Pope vote. It's on. Cardinals have assembled in Rome, and will begin voting today to elect a new pope. The 115 cardinal-electors will enter the Sistine Chapel for the secret conclave, and vote four times a day until two-thirds of them can agree on a pope to replace Benedict XVI. 

There is no clear favorite, but among the contender names being bandied about are Brazil's Odilo Scherer, Angelo Scola of Milan, and Marc Ouellet, a Canadian hockey player turned priest.

There's also US Cardinal Timothy Dolan, though he told one interviewer that anyone who thinks he has a chance "must have been smoking marijuana." Let the watching of the chapel chimney smoke begin.

WANT TO KNOW

Pump it up. Sudan and South Sudan have agreed to resume the output of oil within two weeks. 

Both Sudan and landlocked South Sudan, which became an independent country in July 2011, rely heavily on oil for revenue. But oil production shut down more than a year ago in a bitter dispute over fees.

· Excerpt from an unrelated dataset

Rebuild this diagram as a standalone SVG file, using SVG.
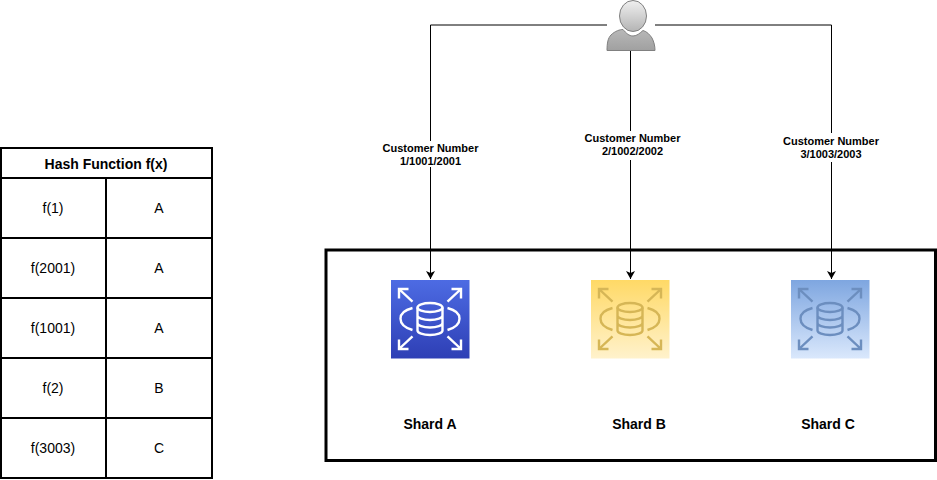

Dear Old Blighty. Falkland Islands residents have voted overwhelmingly to stay British. The results of the historic referendum, while not unexpected, come at a time of increasing pressure from Argentina over its claims to the South Atlantic islands, 31 years after the Falklands War.

British Prime Minister David Cameron has urged Argentina to respect the wishes of the Falkland Islanders. But Buenos Aires dismissed the vote as meaningless in international law, saying it would not affect its claims on what it calls the Malvinas.

Big Gulp ban blocked. A New York judge has blocked mayor Michael Bloomberg's planned ban on giant sodas, calling the move to restrict soda servings "arbitrary and capricious."

Bloomberg, who has championed the super-sized soda ban as a measure to help curb soaring obesity rates, denounced the judge's decision as "clearly wrong," and said the city would appeal.

STRANGE BUT TRUE

"Not too bright." That's how teachers at a high school in Israel described an 11th grade student on a list revealing their true thoughts about their pupils. 

Teachers at Yitzhak Rabin High School, in the town of Kfar Saba, described another student as being a "big baby," called another a "sick-o," and accused one of having "a thing for boys."

The teachers shared the list with each other by email, a few students accidentally receiving the list. Who's "not bright" now?

The understandably upset students protested outside the school with the teachers' descriptions pinned to their shirts, demanding — and receiving — an apology.